§ **Exercise material**:
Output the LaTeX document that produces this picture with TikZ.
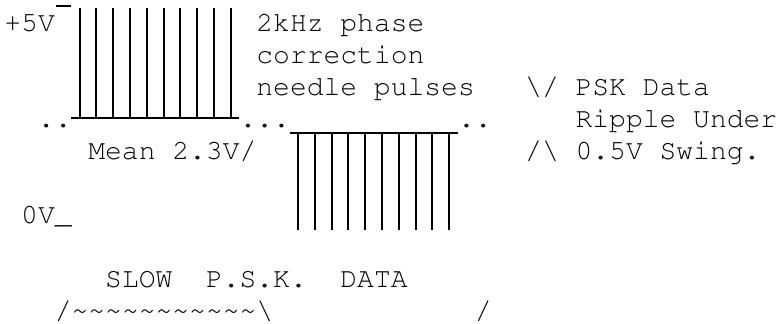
\documentclass[tikz,border=0pt]{standalone}
\usepackage[T1]{fontenc}
\usepackage{courier}
\newcommand\tld{\textasciitilde}
\begin{document}
\begin{tikzpicture}[x=0.5pt,y=-0.5pt,
  txt/.style={font=\fontfamily{pcr}\fontseries{m}\fontsize{14pt}{16pt}\selectfont, anchor=base west, inner sep=0pt, text=black},
  pulse/.style={line width=1.05pt, black},
  rulel/.style={line width=0.8pt, black}]
\useasboundingbox (0,0) rectangle (777,323);
% texts
\node[txt] (t5v) at (4,31) {+5V};
\node[txt] (t2k) at (256,31) {2kHz phase};
\node[txt] (tcor) at (256,63) {correction};
\node[txt] (tneedle) at (256,95) {needle pulses};
\node[txt] (tv) at (524.8,95) {\textbackslash/};
\node[txt] (tpsk) at (575.2,95) {PSK Data};
\node[txt] (tdotsa) at (37.6,127) {..};
\node[txt] (tdotsb) at (239.2,127) {...};
\node[txt] (tdotsc) at (457.6,127) {..};
\node[txt] (tripple) at (575.2,127) {Ripple Under};
\node[txt] (tmean) at (88,159) {Mean 2.3V/};
\node[txt] (tav) at (524.8,159) {/\textbackslash};
\node[txt] (tswing) at (575.2,159) {0.5V Swing.};
\node[txt] (tzero) at (20.8,223) {0V\_};
\node[txt] (tslow) at (104.8,287) {SLOW};
\node[txt] (tpskb) at (205.6,287) {P.S.K.};
\node[txt] (tdata) at (340,287) {DATA};
\node[txt] (ttilde) at (54.4,319) {/\tld\tld\tld\tld\tld\tld\tld\tld\tld\tld\tld\textbackslash};
\node[txt] (tslash) at (474.4,319) {/};
% macron after +5V
\draw[rulel] (55.5,6) -- (71.2,6);
% high pulses
\foreach \c in {4,...,13} {
  \draw[pulse] ({4+16.8*(\c+0.5)},8) -- ({4+16.8*(\c+0.5)},118);
}
\draw[rulel] (71.2,118) -- (239.2,118);
% low pulses
\foreach \c in {17,...,26} {
  \draw[pulse] ({4+16.8*(\c+0.5)},133) -- ({4+16.8*(\c+0.5)},230);
}
\draw[rulel] (289.6,133) -- (457.6,133);
\end{tikzpicture}
\end{document}
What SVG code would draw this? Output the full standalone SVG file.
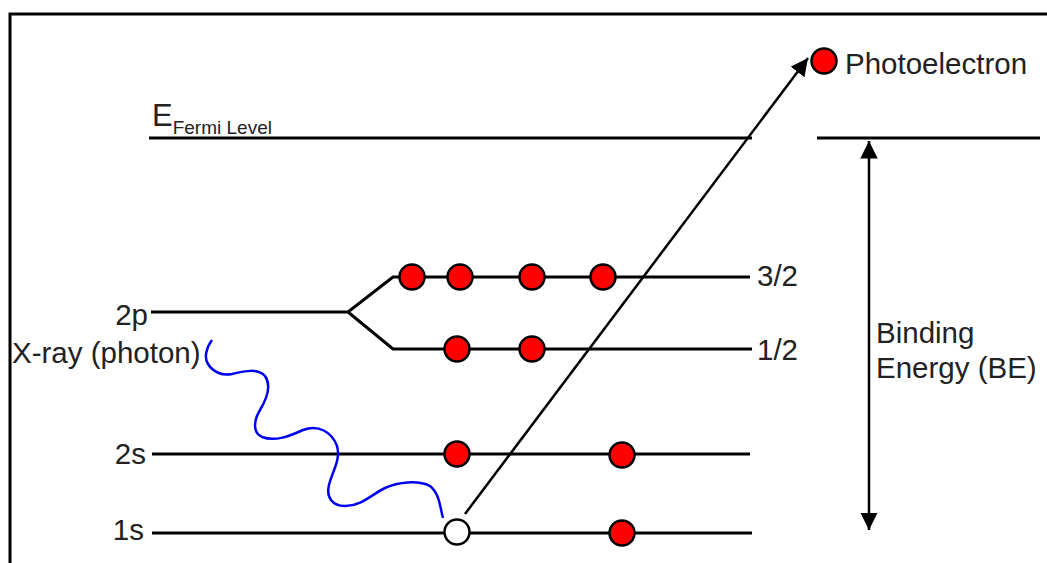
<svg xmlns="http://www.w3.org/2000/svg" width="1047" height="563" viewBox="0 0 1047 563">
<style>
.t{font-family:"Liberation Sans",Arial,sans-serif;font-size:29.5px;fill:#222}
.lv{stroke:#000;stroke-width:3;fill:none}
.e{fill:#f00;stroke:#000;stroke-width:2.5}
.h{fill:#fff;stroke:#000;stroke-width:2.5}
.ar{stroke:#000;stroke-width:2.5;fill:none}
</style>
<defs>
<marker id="ah2" viewBox="0 0 10 10" refX="10" refY="5" markerWidth="7" markerHeight="7" orient="auto-start-reverse">
<path d="M0,0 L10,5 L0,10 z" fill="#000"/>
</marker>
</defs>
<rect width="1047" height="563" fill="#fff"/>
<g id="frame">
<path d="M10,575 V14 H1060" class="lv"/>
</g>
<g id="fermi">
<line x1="149" y1="138" x2="752" y2="138" class="lv"/>
<line x1="817" y1="138" x2="1040" y2="138" class="lv"/>
<text x="152" y="126" class="t"><tspan font-size="31">E</tspan><tspan font-size="19" dy="8">Fermi Level</tspan></text>
</g>
<g id="level-2p">
<path d="M151,312 H348 L393,277 H750 M348,312 L393,349 H752" class="lv"/>
<text x="148" y="325" class="t" text-anchor="end">2p</text>
<text x="757" y="286" class="t">3/2</text>
<text x="757" y="360" class="t">1/2</text>
</g>
<g id="level-2s">
<line x1="152" y1="454" x2="750" y2="454" class="lv"/>
<text x="146" y="464" class="t" text-anchor="end">2s</text>
</g>
<g id="level-1s">
<line x1="152" y1="533" x2="752" y2="533" class="lv"/>
<text x="144" y="540" class="t" text-anchor="end">1s</text>
</g>
<g id="electrons">
<circle cx="412" cy="277" r="12.5" class="e"/>
<circle cx="460" cy="277" r="12.5" class="e"/>
<circle cx="532" cy="277" r="12.5" class="e"/>
<circle cx="603" cy="277" r="12.5" class="e"/>
<circle cx="457" cy="349" r="12.5" class="e"/>
<circle cx="532" cy="349" r="12.5" class="e"/>
<circle cx="457" cy="454" r="12.5" class="e"/>
<circle cx="622" cy="455" r="12.5" class="e"/>
<circle cx="457" cy="532" r="12.5" class="h"/>
<circle cx="622" cy="533" r="12.5" class="e"/>
</g>
<g id="photoelectron">
<circle cx="824" cy="61" r="12.5" class="e"/>
<text x="845" y="74" class="t">Photoelectron</text>
</g>
<g id="xray">
<text x="12" y="363" class="t">X-ray (photon)</text>
<path d="M212,340 C206,348 204,358 208,364 C213,372 222,376 232,374 C245,371 258,368 265,376 C272,386 266,400 260,410 C254,420 252,432 262,437 C275,442 290,436 303,430 C318,424 332,432 337,446 C341,460 332,472 329,485 C326,497 332,506 345,506 C362,506 372,494 385,488 C398,482 418,480 430,486 C440,494 440,508 443,518" stroke="#0000f0" stroke-width="2.5" fill="none"/>
</g>
<g id="connectors">
<line x1="465" y1="514" x2="808" y2="58" class="ar" marker-end="url(#ah2)"/>
<line x1="869" y1="141" x2="869" y2="530" class="ar" marker-start="url(#ah2)" marker-end="url(#ah2)"/>
</g>
<g id="be-label">
<text x="876" y="343" class="t">Binding</text>
<text x="876" y="378" class="t">Energy (BE)</text>
</g>
</svg>
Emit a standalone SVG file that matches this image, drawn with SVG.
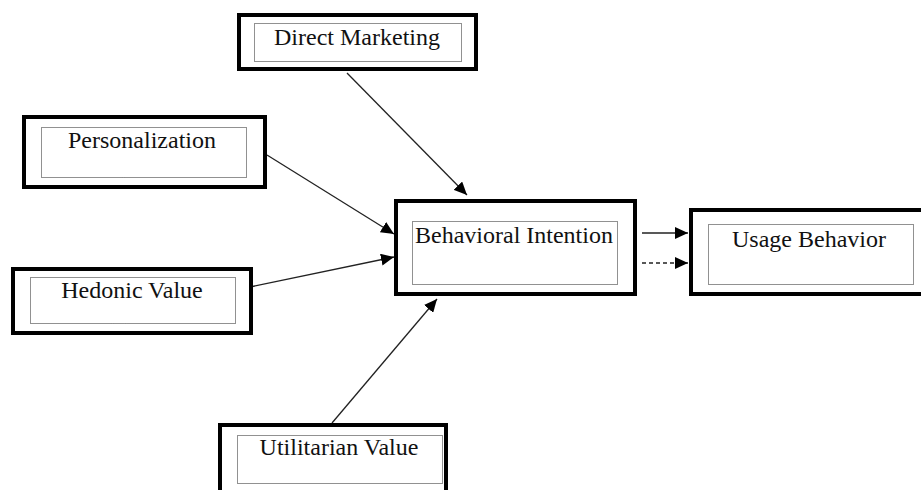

§ **Goal**: Leaving all pictures aside, quote each record exactly.

§ **Solution to the exercise**:
Output the LaTeX document that produces this picture with TikZ.
\documentclass[tikz,border=0pt]{standalone}
\usepackage[T1]{fontenc}
\usepackage{courier}
\newcommand\tld{\textasciitilde}
\begin{document}
\begin{tikzpicture}[x=0.5pt,y=-0.5pt,
  txt/.style={font=\fontfamily{pcr}\fontseries{m}\fontsize{14pt}{16pt}\selectfont, anchor=base west, inner sep=0pt, text=black},
  pulse/.style={line width=1.05pt, black},
  rulel/.style={line width=0.8pt, black}]
\useasboundingbox (0,0) rectangle (777,323);
% texts
\node[txt] (t5v) at (4,31) {+5V};
\node[txt] (t2k) at (256,31) {2kHz phase};
\node[txt] (tcor) at (256,63) {correction};
\node[txt] (tneedle) at (256,95) {needle pulses};
\node[txt] (tv) at (524.8,95) {\textbackslash/};
\node[txt] (tpsk) at (575.2,95) {PSK Data};
\node[txt] (tdotsa) at (37.6,127) {..};
\node[txt] (tdotsb) at (239.2,127) {...};
\node[txt] (tdotsc) at (457.6,127) {..};
\node[txt] (tripple) at (575.2,127) {Ripple Under};
\node[txt] (tmean) at (88,159) {Mean 2.3V/};
\node[txt] (tav) at (524.8,159) {/\textbackslash};
\node[txt] (tswing) at (575.2,159) {0.5V Swing.};
\node[txt] (tzero) at (20.8,223) {0V\_};
\node[txt] (tslow) at (104.8,287) {SLOW};
\node[txt] (tpskb) at (205.6,287) {P.S.K.};
\node[txt] (tdata) at (340,287) {DATA};
\node[txt] (ttilde) at (54.4,319) {/\tld\tld\tld\tld\tld\tld\tld\tld\tld\tld\tld\textbackslash};
\node[txt] (tslash) at (474.4,319) {/};
% macron after +5V
\draw[rulel] (55.5,6) -- (71.2,6);
% high pulses
\foreach \c in {4,...,13} {
  \draw[pulse] ({4+16.8*(\c+0.5)},8) -- ({4+16.8*(\c+0.5)},118);
}
\draw[rulel] (71.2,118) -- (239.2,118);
% low pulses
\foreach \c in {17,...,26} {
  \draw[pulse] ({4+16.8*(\c+0.5)},133) -- ({4+16.8*(\c+0.5)},230);
}
\draw[rulel] (289.6,133) -- (457.6,133);
\end{tikzpicture}
\end{document}
What SVG code would draw this? Output the full standalone SVG file.
<svg xmlns="http://www.w3.org/2000/svg" width="1047" height="563" viewBox="0 0 1047 563">
<style>
.t{font-family:"Liberation Sans",Arial,sans-serif;font-size:29.5px;fill:#222}
.lv{stroke:#000;stroke-width:3;fill:none}
.e{fill:#f00;stroke:#000;stroke-width:2.5}
.h{fill:#fff;stroke:#000;stroke-width:2.5}
.ar{stroke:#000;stroke-width:2.5;fill:none}
</style>
<defs>
<marker id="ah2" viewBox="0 0 10 10" refX="10" refY="5" markerWidth="7" markerHeight="7" orient="auto-start-reverse">
<path d="M0,0 L10,5 L0,10 z" fill="#000"/>
</marker>
</defs>
<rect width="1047" height="563" fill="#fff"/>
<g id="frame">
<path d="M10,575 V14 H1060" class="lv"/>
</g>
<g id="fermi">
<line x1="149" y1="138" x2="752" y2="138" class="lv"/>
<line x1="817" y1="138" x2="1040" y2="138" class="lv"/>
<text x="152" y="126" class="t"><tspan font-size="31">E</tspan><tspan font-size="19" dy="8">Fermi Level</tspan></text>
</g>
<g id="level-2p">
<path d="M151,312 H348 L393,277 H750 M348,312 L393,349 H752" class="lv"/>
<text x="148" y="325" class="t" text-anchor="end">2p</text>
<text x="757" y="286" class="t">3/2</text>
<text x="757" y="360" class="t">1/2</text>
</g>
<g id="level-2s">
<line x1="152" y1="454" x2="750" y2="454" class="lv"/>
<text x="146" y="464" class="t" text-anchor="end">2s</text>
</g>
<g id="level-1s">
<line x1="152" y1="533" x2="752" y2="533" class="lv"/>
<text x="144" y="540" class="t" text-anchor="end">1s</text>
</g>
<g id="electrons">
<circle cx="412" cy="277" r="12.5" class="e"/>
<circle cx="460" cy="277" r="12.5" class="e"/>
<circle cx="532" cy="277" r="12.5" class="e"/>
<circle cx="603" cy="277" r="12.5" class="e"/>
<circle cx="457" cy="349" r="12.5" class="e"/>
<circle cx="532" cy="349" r="12.5" class="e"/>
<circle cx="457" cy="454" r="12.5" class="e"/>
<circle cx="622" cy="455" r="12.5" class="e"/>
<circle cx="457" cy="532" r="12.5" class="h"/>
<circle cx="622" cy="533" r="12.5" class="e"/>
</g>
<g id="photoelectron">
<circle cx="824" cy="61" r="12.5" class="e"/>
<text x="845" y="74" class="t">Photoelectron</text>
</g>
<g id="xray">
<text x="12" y="363" class="t">X-ray (photon)</text>
<path d="M212,340 C206,348 204,358 208,364 C213,372 222,376 232,374 C245,371 258,368 265,376 C272,386 266,400 260,410 C254,420 252,432 262,437 C275,442 290,436 303,430 C318,424 332,432 337,446 C341,460 332,472 329,485 C326,497 332,506 345,506 C362,506 372,494 385,488 C398,482 418,480 430,486 C440,494 440,508 443,518" stroke="#0000f0" stroke-width="2.5" fill="none"/>
</g>
<g id="connectors">
<line x1="465" y1="514" x2="808" y2="58" class="ar" marker-end="url(#ah2)"/>
<line x1="869" y1="141" x2="869" y2="530" class="ar" marker-start="url(#ah2)" marker-end="url(#ah2)"/>
</g>
<g id="be-label">
<text x="876" y="343" class="t">Binding</text>
<text x="876" y="378" class="t">Energy (BE)</text>
</g>
</svg>
Emit a standalone SVG file that matches this image, drawn with SVG.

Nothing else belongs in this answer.